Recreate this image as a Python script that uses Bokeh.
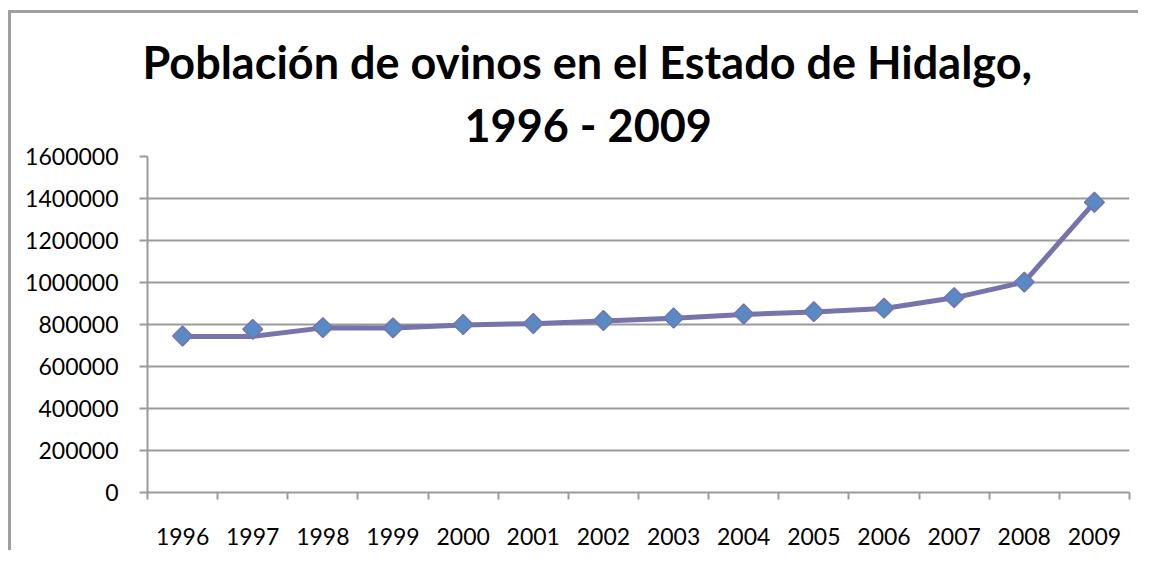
import numpy as np
from bokeh.plotting import figure
from bokeh.models import (FixedTicker, BasicTickFormatter, Title, Range1d,
                          ColumnDataSource)
from bokeh.embed import file_html
from bokeh.resources import INLINE

# ---- data ----
years = [1996, 1997, 1998, 1999, 2000, 2001, 2002, 2003, 2004, 2005, 2006, 2007, 2008, 2009]
line_values = [743000, 743000, 784000, 783000, 798000, 804000, 817000, 830000, 848000, 860000, 876000, 927000, 1002000, 1382000]
marker_values = [745000, 777000, 785000, 784000, 800000, 805000, 819000, 831000, 850000, 861000, 878000, 928000, 1002000, 1382000]
y_ticks = [0, 200000, 400000, 600000, 800000, 1000000, 1200000, 1400000, 1600000]
title_line1 = "Población de ovinos en el Estado de Hidalgo,"
title_line2 = "1996 - 2009"

# canvas origin expected at (11, 13) in the window
OX, OY = 11, 13
W, H = 1130, 540
FONT = "Lato"
GRID = "#9a9a9a"

p = figure(width=W, height=H, output_backend="svg", toolbar_location=None,
           title=None,
           x_range=Range1d(years[0] - 0.5, years[-1] + 0.5),
           y_range=Range1d(y_ticks[0], y_ticks[-1]),
           min_border_left=147 - OX, min_border_right=W - (1129 - OX),
           min_border_top=156 - OY, min_border_bottom=H - (492 - OY))
# chart-area frame: visible top and left edges
p.styles = {"box-shadow": "-3px -3px 0px 0px #a0a0a0",
            "background-color": "white",
            "margin-left": f"{OX}px", "margin-top": f"{OY}px"}
p.outline_line_color = None
p.background_fill_color = "white"
p.border_fill_color = "white"

# titles (first added sits closest to the plot); left-aligned with offsets
# so that both lines are centred about x=586 as in the reference
p.add_layout(Title(text=title_line2, align="left", text_font=FONT,
                   text_font_size="45px", text_font_style="bold",
                   text_color="black", standoff=10, offset=317), "above")
p.add_layout(Title(text=title_line1, align="left", text_font=FONT,
                   text_font_size="45px", text_font_style="bold",
                   text_color="black", standoff=4, offset=-5), "above")

# x axis: labels at category centres, tick marks at boundaries
xa = p.xaxis[0]
xa.ticker = FixedTicker(ticks=years, minor_ticks=[y - 0.5 for y in years] + [years[-1] + 0.5])
xa.formatter = BasicTickFormatter(use_scientific=False)
xa.major_tick_out = 0
xa.major_tick_in = 0
xa.minor_tick_out = 7
xa.minor_tick_in = 0
xa.minor_tick_line_color = GRID
xa.minor_tick_line_width = 2
xa.axis_line_color = GRID
xa.axis_line_width = 2
xa.major_label_standoff = 28
xa.major_label_text_font = FONT
xa.major_label_text_font_size = "23px"
xa.major_label_text_color = "black"

ya = p.yaxis[0]
ya.ticker = FixedTicker(ticks=y_ticks, minor_ticks=[])
ya.formatter = BasicTickFormatter(use_scientific=False)
ya.major_tick_out = 8
ya.major_tick_in = 0
ya.major_tick_line_color = GRID
ya.major_tick_line_width = 2
ya.axis_line_color = GRID
ya.axis_line_width = 2
ya.major_label_standoff = 21
ya.major_label_text_font = FONT
ya.major_label_text_font_size = "23px"
ya.major_label_text_color = "black"

p.xgrid.grid_line_color = None
p.ygrid.grid_line_color = GRID
p.ygrid.grid_line_width = 2
p.ygrid.ticker = FixedTicker(ticks=y_ticks[1:])

src_line = ColumnDataSource(dict(x=years, y=line_values))
src_pts = ColumnDataSource(dict(x=years, y=marker_values))
p.line("x", "y", source=src_line, line_color="#7674aa", line_width=5, line_join="round")
p.scatter("x", "y", source=src_pts, marker="square", angle=np.pi / 4, size=14,
          fill_color="#5a8ac6", line_color="#7674aa", line_width=1.5)

open("out.html", "w").write(file_html(p, INLINE))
=======
§ **Given instruction**
Return the material word for word. Pictures are not part of the copy.

§ **Solution below**
Recreate this image as a Python script that uses Bokeh.
import numpy as np
from bokeh.plotting import figure
from bokeh.models import (FixedTicker, BasicTickFormatter, Title, Range1d,
                          ColumnDataSource)
from bokeh.embed import file_html
from bokeh.resources import INLINE

# ---- data ----
years = [1996, 1997, 1998, 1999, 2000, 2001, 2002, 2003, 2004, 2005, 2006, 2007, 2008, 2009]
line_values = [743000, 743000, 784000, 783000, 798000, 804000, 817000, 830000, 848000, 860000, 876000, 927000, 1002000, 1382000]
marker_values = [745000, 777000, 785000, 784000, 800000, 805000, 819000, 831000, 850000, 861000, 878000, 928000, 1002000, 1382000]
y_ticks = [0, 200000, 400000, 600000, 800000, 1000000, 1200000, 1400000, 1600000]
title_line1 = "Población de ovinos en el Estado de Hidalgo,"
title_line2 = "1996 - 2009"

# canvas origin expected at (11, 13) in the window
OX, OY = 11, 13
W, H = 1130, 540
FONT = "Lato"
GRID = "#9a9a9a"

p = figure(width=W, height=H, output_backend="svg", toolbar_location=None,
           title=None,
           x_range=Range1d(years[0] - 0.5, years[-1] + 0.5),
           y_range=Range1d(y_ticks[0], y_ticks[-1]),
           min_border_left=147 - OX, min_border_right=W - (1129 - OX),
           min_border_top=156 - OY, min_border_bottom=H - (492 - OY))
# chart-area frame: visible top and left edges
p.styles = {"box-shadow": "-3px -3px 0px 0px #a0a0a0",
            "background-color": "white",
            "margin-left": f"{OX}px", "margin-top": f"{OY}px"}
p.outline_line_color = None
p.background_fill_color = "white"
p.border_fill_color = "white"

# titles (first added sits closest to the plot); left-aligned with offsets
# so that both lines are centred about x=586 as in the reference
p.add_layout(Title(text=title_line2, align="left", text_font=FONT,
                   text_font_size="45px", text_font_style="bold",
                   text_color="black", standoff=10, offset=317), "above")
p.add_layout(Title(text=title_line1, align="left", text_font=FONT,
                   text_font_size="45px", text_font_style="bold",
                   text_color="black", standoff=4, offset=-5), "above")

# x axis: labels at category centres, tick marks at boundaries
xa = p.xaxis[0]
xa.ticker = FixedTicker(ticks=years, minor_ticks=[y - 0.5 for y in years] + [years[-1] + 0.5])
xa.formatter = BasicTickFormatter(use_scientific=False)
xa.major_tick_out = 0
xa.major_tick_in = 0
xa.minor_tick_out = 7
xa.minor_tick_in = 0
xa.minor_tick_line_color = GRID
xa.minor_tick_line_width = 2
xa.axis_line_color = GRID
xa.axis_line_width = 2
xa.major_label_standoff = 28
xa.major_label_text_font = FONT
xa.major_label_text_font_size = "23px"
xa.major_label_text_color = "black"

ya = p.yaxis[0]
ya.ticker = FixedTicker(ticks=y_ticks, minor_ticks=[])
ya.formatter = BasicTickFormatter(use_scientific=False)
ya.major_tick_out = 8
ya.major_tick_in = 0
ya.major_tick_line_color = GRID
ya.major_tick_line_width = 2
ya.axis_line_color = GRID
ya.axis_line_width = 2
ya.major_label_standoff = 21
ya.major_label_text_font = FONT
ya.major_label_text_font_size = "23px"
ya.major_label_text_color = "black"

p.xgrid.grid_line_color = None
p.ygrid.grid_line_color = GRID
p.ygrid.grid_line_width = 2
p.ygrid.ticker = FixedTicker(ticks=y_ticks[1:])

src_line = ColumnDataSource(dict(x=years, y=line_values))
src_pts = ColumnDataSource(dict(x=years, y=marker_values))
p.line("x", "y", source=src_line, line_color="#7674aa", line_width=5, line_join="round")
p.scatter("x", "y", source=src_pts, marker="square", angle=np.pi / 4, size=14,
          fill_color="#5a8ac6", line_color="#7674aa", line_width=1.5)

open("out.html", "w").write(file_html(p, INLINE))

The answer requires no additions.